What Is a Good Book?

As one writer [and I can’t remember whom or I’d credit him or her] once said to me, “Everyone wants to have written a book that sells, but few of them want to actually write it.” Computers and spell-checkers have changed this a great deal, and now piles and piles of material appear on the internet and upon the doorsteps and post-office boxes of editors and agents and authors cornered at conventions. And almost all of it by volume, at least, not only according to me, but to the renowned Patrick Nielsen-Hayden, is, shall we say, less than acceptable.

But what is good writing? Is it measured by awards or sales? Or both? If so, in what proportion?

An editor once told me that there are two kinds of awards, those that a writer gets nominated for by one relatively small self-selected [and often self-important] group or another and those measured by the author’s royalty statements. Now, over the years, what I’ve observed is that the excellence of a book is not measured exclusively by either group. In fact, personally, I’ve discovered that I tend not to find the majority of either the “critically acclaimed” F&SF novels or the runaway F&SF best-sellers as those books that I would personally judge as the best in the field. But then, both critically acclaimed and best-sellers tend to be, although not exclusively so, at various extremes in the field, and I tend to err on the side of flaming moderation.

I’m so moderate, in fact, that if someone corners me and starts to rave about a book, and I mean rave, as opposed to discuss, my initial reaction is that I probably have no interest at all in the book. This may not seem fair, but to me, it’s a workable system, and one that complements those certain reviewers whose recommendations are a sure sign that I don’t want to read that particular book. There are other reviewers, none of whom to my knowledge rave about books, whose recommendations I take as seriously as any, but the bottom line is relatively simple. I just open the book and try to read it.

I’m more interested in how well a writer writes than the personal or financial details of his or her life. I don’t buy or read books based on the appearance and lifestyle of a writer… but it’s clear that a growing number of writers and particularly so-called recording artists are selling their works on the basis of their appearance and media-charisma, or their internet blogs, rather than upon the excellence [or lack thereof] of their work.

Yet for all my interest in moderation, I’ve found something rather unusual that suggests moderation is decreasing. In reviewing the “reader reviews” of The Magic of Recluce on the internet sites of both Barnes & Noble and Amazon, I’ve discovered a very interesting pattern. I was obviously pleased to note that 60% of the readers rated the book with either four or five stars, but also, more than half the reviews (51%) were either one star or five stars. Less than fifteen percent were three stars, and although the book has been in print for almost sixteen years, almost 90% of the one-star negative reviews were made in the last six years, as were nearly 65% of the negative two star reviews, while the rave five star reviews, the mostly favorable four star reviews and the “on-the-one-hand, on-the-other hand” three star reviews, all showed a consistency across the entire rating period. Put another way, although roughly 14% of the total reviews were one-star negatives, almost all of them were posted in the last several years.

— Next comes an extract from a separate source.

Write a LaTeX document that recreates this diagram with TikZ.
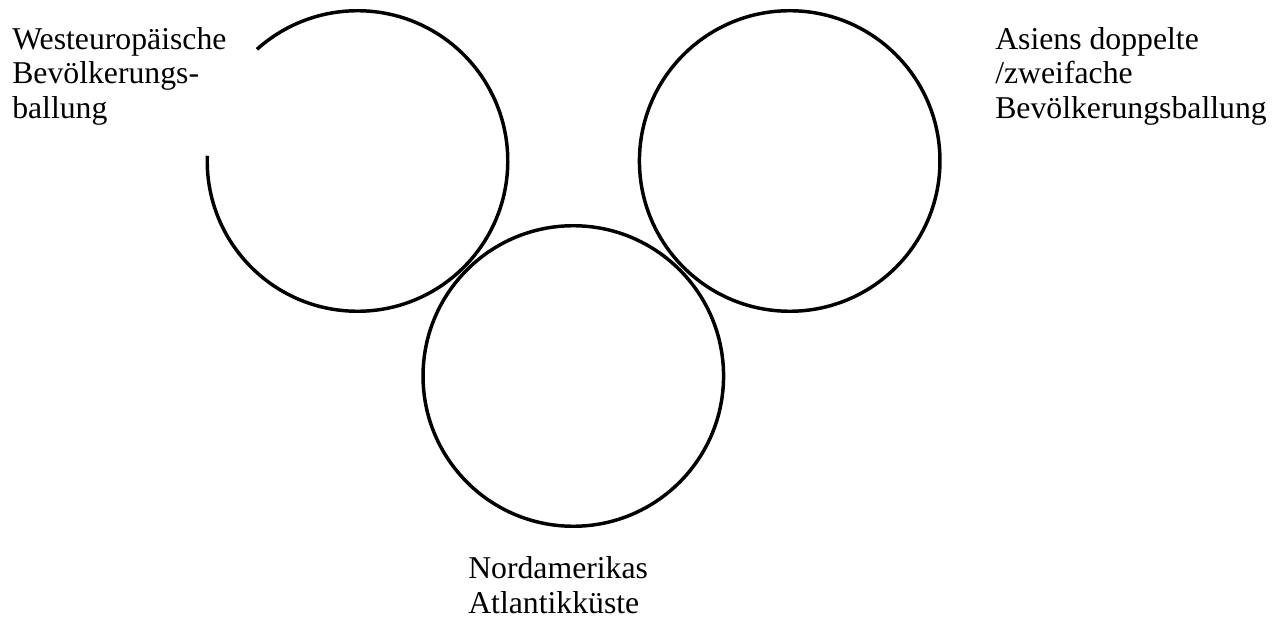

I’m obviously not going to do this kind of analysis for other authors, but I wonder if this occurs with other books that have been in print for years. It also suggests to me that there’s a growing close-mindedness and intolerance for books that don’t meet the expectations of what seems to me to be a growing body of readers… and that seems rather sad to me, because I’ve always thought of reading as a way of opening horizons, rather than reinforcing closed preconceptions.